La vera lezione è che in Italia abbiamo un enorme bagaglio di competenze, creatività e inventiva che non riesce a emergere con tutta la forza di cui il Paese avrebbe bisogno. Probabilmente buona parte della responsabilità è del “sistema Italia” che tende a schiacciare più che a sollevare, ma gli imprenditori stessi hanno una parte di responsabilità – forse a loro insaputa.
Dagli esempi raccontati nel saggio si possono facilmente individuare due modelli di azione che pur muovendosi da direzioni opposte raggiungono lo stesso risultato: un prodotto più sano, più buono e più sostenibile. Più bello. Benfatto.
Due modelli che possono fare riferimento a due concetti che pur in contraddizione sono parte dell’animo umano: redenzione e inconsapevolezza.
Al primo gruppo appartengono quelle aziende che, presa consapevolezza degli errori del passato e dei rischi del futuro, hanno rivoluzionato il loro modo di fare business, grazie ad innovazioni piccole o grandi che siano. Riposizionandosi al vertice del modello economico rigenerativo. Generando stupore in chi ha la fortuna di incontrarle quando si presentano, svelandosi senza pudore e con orgoglio, ma mai abbastanza.
Nel secondo gruppo abbiamo quelle aziende che da generazioni e per cultura hanno sempre fatto del buonsenso e del rispetto il loro faro. Producendo sempre – nei limiti della conoscenza e della tecnologia del loro tempo – cose belle e ben fatte. Non per ricerca ma per vocazione. Forse senza una visione, ma sempre con una missione chiara. Rivelandosi, in questo caso, con pudore e con modestia che è sempre troppa.

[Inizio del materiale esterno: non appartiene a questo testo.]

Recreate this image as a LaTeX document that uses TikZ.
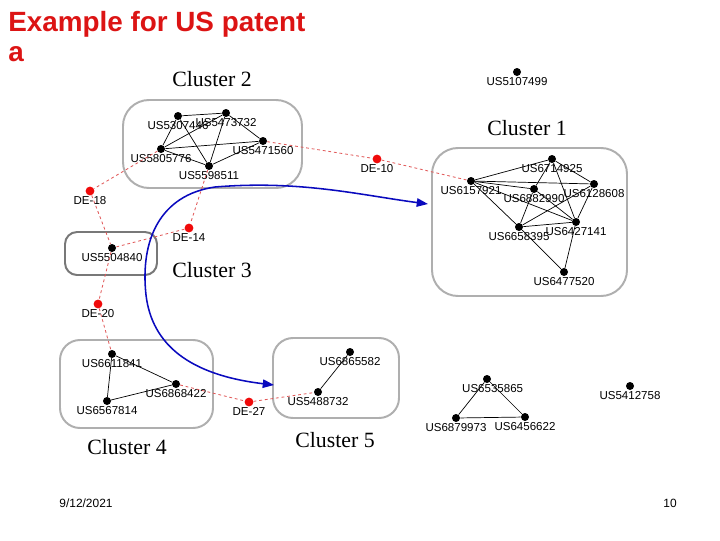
\documentclass[tikz,border=0pt]{standalone}
\usepackage{fontspec}
\setmainfont{Liberation Serif}
\setsansfont{Liberation Sans}
\usepackage{tikz}
\usetikzlibrary{arrows.meta}

\definecolor{titlered}{RGB}{220,20,20}
\definecolor{dotred}{RGB}{240,10,10}
\definecolor{linkred}{RGB}{225,90,90}
\definecolor{boxgray}{RGB}{175,175,175}
\definecolor{boxdark}{RGB}{120,120,120}
\definecolor{flowblue}{RGB}{10,10,190}

\tikzset{
	lbl/.style={font=\sffamily\fontsize{8.2}{9}\selectfont, inner sep=0.3pt},
	every label/.style=lbl,
	pat/.style={circle, fill=black, inner sep=0pt, minimum size=0.2cm, label distance=2.9pt},
	de/.style={circle, fill=dotred, inner sep=0pt, minimum size=0.22cm, label distance=2.9pt},
	link/.style={black, line width=0.5pt},
	citation/.style={linkred, dash pattern=on 2pt off 2pt, line width=0.6pt},
	cluster/.style={boxgray, line width=1.4pt, rounded corners=0.65cm},
	cname/.style={font=\fontsize{15.5}{18}\selectfont},
	flow/.style={flowblue, line width=1.1pt, {Triangle[length=8pt,width=6pt]}-{Triangle[length=8pt,width=6pt]}}
}

\begin{document}
\begin{tikzpicture}[x=0.025cm, y=-0.025cm]
\useasboundingbox (0,0) rectangle (720,540);

% cluster frames
\draw[cluster] (123,100) rectangle (302,188);
\draw[cluster] (432,148) rectangle (627,296);
\draw[cluster, boxdark, rounded corners=0.3cm] (65,232) rectangle (157,275);
\draw[cluster, rounded corners=0.5cm] (60,340) rectangle (213,428);
\draw[cluster, rounded corners=0.5cm] (273,338) rectangle (399,418);

% titles
\node[anchor=north west, align=left, inner sep=0pt, text=titlered, font=\sffamily\bfseries\fontsize{19.8}{21.5}\selectfont] (title) at (8,11) {Example for US patent\\a};
\node[cname] (c2) at (212,79) {Cluster 2};
\node[cname] (c1) at (527,128) {Cluster 1};
\node[cname] (c3) at (212,270) {Cluster 3};
\node[cname] (c4) at (127,447) {Cluster 4};
\node[cname] (c5) at (335,440) {Cluster 5};

% cluster 2
\node[pat, label={below:US5307446}] (us5307446) at (178,116) {};
\node[pat, label={below:US5473732}] (us5473732) at (226,113) {};
\node[pat, label={below:US5471560}] (us5471560) at (263,141) {};
\node[pat, label={below:US5805776}] (us5805776) at (161,149) {};
\node[pat, label={below:US5598511}] (us5598511) at (209,166) {};

% cluster 1
\node[pat, label={below:US6714925}] (us6714925) at (552,159) {};
\node[pat, label={below:US6157921}] (us6157921) at (471,181) {};
\node[pat, label={below:US6882990}] (us6882990) at (534,189) {};
\node[pat, label={below:US6128608}] (us6128608) at (594,184) {};
\node[pat, label={below:US6427141}] (us6427141) at (576,222) {};
\node[pat, label={below:US6658395}] (us6658395) at (519,227) {};
\node[pat, label={below:US6477520}] (us6477520) at (564,272) {};

% cluster 3, 4, 5
\node[pat, label={below:US5504840}] (us5504840) at (112,248) {};
\node[pat, label={below:US6611841}] (us6611841) at (112,354) {};
\node[pat, label={below:US6868422}] (us6868422) at (176,384) {};
\node[pat, label={below:US6567814}] (us6567814) at (107,401) {};
\node[pat, label={below:US6865582}] (us6865582) at (350,352) {};
\node[pat, label={below:US5488732}] (us5488732) at (318,392) {};

% the rest
\node[pat, label={below:US5107499}] (us5107499) at (517,72) {};
\node[pat, label={[xshift=4pt]below:US6535865}] (us6535865) at (487,379) {};
\node[pat, label={below:US6879973}] (us6879973) at (456,418) {};
\node[pat, label={below:US6456622}] (us6456622) at (525,417) {};
\node[pat, label={below:US5412758}] (us5412758) at (630,386) {};

% examiner citations
\node[de, label={below:DE-10}] (de10) at (377,159) {};
\node[de, label={below:DE-18}] (de18) at (90,191) {};
\node[de, label={below:DE-14}] (de14) at (189,228) {};
\node[de, label={below:DE-20}] (de20) at (98,304) {};
\node[de, label={below:DE-27}] (de27) at (249,402) {};

\foreach \a/\b in {us5307446/us5473732, us5307446/us5805776, us5307446/us5598511,
	us5473732/us5471560, us5473732/us5598511, us5473732/us5805776,
	us5805776/us5471560, us5805776/us5598511, us5598511/us5471560,
	us6157921/us6714925, us6157921/us6128608, us6157921/us6882990,
	us6157921/us6658395, us6157921/us6427141, us6714925/us6128608,
	us6714925/us6882990, us6714925/us6427141, us6882990/us6658395,
	us6882990/us6427141, us6128608/us6427141, us6128608/us6658395,
	us6658395/us6427141, us6427141/us6477520, us6658395/us6477520,
	us6611841/us6567814, us6611841/us6868422, us6567814/us6868422,
	us6865582/us5488732,
	us6535865/us6879973, us6535865/us6456622, us6879973/us6456622}
	\draw[link] (\a) -- (\b);

\foreach \a/\b in {us5471560/de10, de10/us6157921, us5805776/de18, de18/us5504840,
	us5598511/de14, de14/us5504840, us5504840/de20, de20/us6611841,
	us6868422/de27, de27/us5488732}
	\draw[citation] (\a) -- (\b);

% flow arrows
\coordinate (toc1) at (428,204);
\coordinate (toc5) at (274,385);
\draw[flow] (toc5) .. controls (190,375) and (152,345) .. (146,295)
	.. controls (140,240) and (160,195) .. (215,187)
	.. controls (300,180) and (360,195) .. (toc1);

% footer
\node[font=\sffamily\fontsize{8.5}{10}\selectfont] (date) at (86,503) {9/12/2021};
\node[font=\sffamily\fontsize{8.5}{10}\selectfont] (page) at (670,503) {10};
\end{tikzpicture}
\end{document}
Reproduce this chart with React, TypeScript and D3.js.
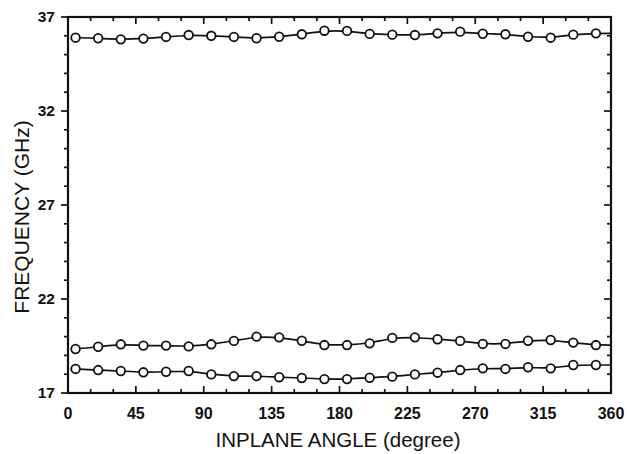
import * as d3 from 'd3';
import React, { useRef, useEffect } from 'react';

const angles = [5, 20, 35, 50, 65, 80, 95, 110, 125, 140, 155, 170, 185, 200, 215, 230, 245, 260, 275, 290, 305, 320, 335, 350];

const upperMode = [35.90, 35.87, 35.81, 35.85, 35.94, 36.04, 36.00, 35.94, 35.87, 35.95, 36.08, 36.27,
    36.26, 36.10, 36.06, 36.04, 36.13, 36.22, 36.11, 36.08, 35.95, 35.90, 36.06, 36.13];

const middleMode = [19.34, 19.46, 19.59, 19.52, 19.52, 19.48, 19.59, 19.77, 20.00, 19.96, 19.78, 19.55,
    19.55, 19.64, 19.93, 19.96, 19.86, 19.77, 19.61, 19.61, 19.78, 19.82, 19.68, 19.55];

const lowerMode = [18.28, 18.22, 18.17, 18.10, 18.13, 18.17, 17.99, 17.90, 17.90, 17.84, 17.80, 17.74,
    17.74, 17.81, 17.87, 17.99, 18.08, 18.22, 18.31, 18.28, 18.37, 18.31, 18.49, 18.49];

const xTicks = [0, 45, 90, 135, 180, 225, 270, 315, 360];
const yTicks = [17, 22, 27, 32, 37];

const W = 628, H = 454;
const left = 68, right = 611, top = 17, bottom = 393;

function App() {
    const ref = useRef(null);

    useEffect(() => {
        const svg = d3.select(ref.current);
        svg.selectAll("*").remove();

        const x = d3.scaleLinear().domain([0, 360]).range([left, right]);
        const y = d3.scaleLinear().domain([17, 37]).range([bottom, top]);

        const font = "'Liberation Sans', Arial, sans-serif";

        // minor + major ticks
        const minorX = d3.range(0, 361, 15);
        const minorY = d3.range(17, 38, 1);

        const g = svg.append("g").attr("stroke", "#111").attr("stroke-width", 1.7);

        // bottom/top: inward
        minorX.forEach(v => {
            const len = v % 45 === 0 ? 7 : 4;
            g.append("line").attr("x1", x(v)).attr("x2", x(v)).attr("y1", bottom).attr("y2", bottom - len);
            g.append("line").attr("x1", x(v)).attr("x2", x(v)).attr("y1", top).attr("y2", top + len);
        });
        // left: outward, right: inward
        minorY.forEach(v => {
            const len = (v - 17) % 5 === 0 ? 7 : 4;
            g.append("line").attr("x1", left).attr("x2", left - len).attr("y1", y(v)).attr("y2", y(v));
            g.append("line").attr("x1", right).attr("x2", right - len).attr("y1", y(v)).attr("y2", y(v));
        });

        // frame
        svg.append("rect")
            .attr("x", left).attr("y", top)
            .attr("width", right - left).attr("height", bottom - top)
            .attr("fill", "none").attr("stroke", "#111").attr("stroke-width", 2.2);

        // tick labels
        svg.selectAll(".xl").data(xTicks).enter().append("text")
            .attr("x", d => x(d)).attr("y", 419)
            .attr("text-anchor", "middle")
            .attr("font-family", font).attr("font-weight", "bold").attr("font-size", 16)
            .attr("fill", "#111")
            .text(d => d);

        svg.selectAll(".yl").data(yTicks).enter().append("text")
            .attr("x", 55).attr("y", d => y(d) + 5)
            .attr("text-anchor", "end")
            .attr("font-family", font).attr("font-weight", "bold").attr("font-size", 15.5)
            .attr("fill", "#111")
            .text(d => d);

        // axis titles
        svg.append("text")
            .attr("x", 338).attr("y", 447)
            .attr("text-anchor", "middle")
            .attr("font-family", font).attr("font-size", 20.5)
            .attr("fill", "#111")
            .text("INPLANE ANGLE (degree)");

        svg.append("text")
            .attr("transform", `translate(29,${(122 + 312) / 2}) rotate(-90)`)
            .attr("text-anchor", "middle")
            .attr("font-family", font).attr("font-size", 21)
            .attr("fill", "#111")
            .text("FREQUENCY (GHz)");

        const line = d3.line()
            .x(d => x(d[0]))
            .y(d => y(d[1]))
            .curve(d3.curveBasis);

        [upperMode, middleMode, lowerMode].forEach(series => {
            const pts = angles.map((a, i) => [a, series[i]]);
            // fitted line runs out to the frame at both ends
            const ext = [[2, series[0]], ...pts, [360, series[series.length - 1]]];
            svg.append("path")
                .attr("d", line(ext))
                .attr("fill", "none")
                .attr("stroke", "#111")
                .attr("stroke-width", 1.7);

            svg.selectAll(null).data(pts).enter().append("circle")
                .attr("cx", d => x(d[0]))
                .attr("cy", d => y(d[1]))
                .attr("r", 4.3)
                .attr("fill", "#fff")
                .attr("stroke", "#111")
                .attr("stroke-width", 1.8);
        });
    }, []);

    return (
        <div style={{ position: "absolute", left: 0, top: 0 }}>
            <svg ref={ref} width={W} height={H} style={{ display: "block", background: "#fff" }}></svg>
        </div>
    );
}

export default App;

Attraverso il racconto di tanti progetti di successo dove è centrale il concetto di rigenerazione, Benfatto delinea la strada possibile verso una nuova economia. Che non produce scarti né rifiuti, ma che restituisce all’ambiente naturale più di quanto si prende da esso.
Un saggio che si fa leggere tutto d’un fiato, come ogni bella storia che si rispetti. Buona lettura!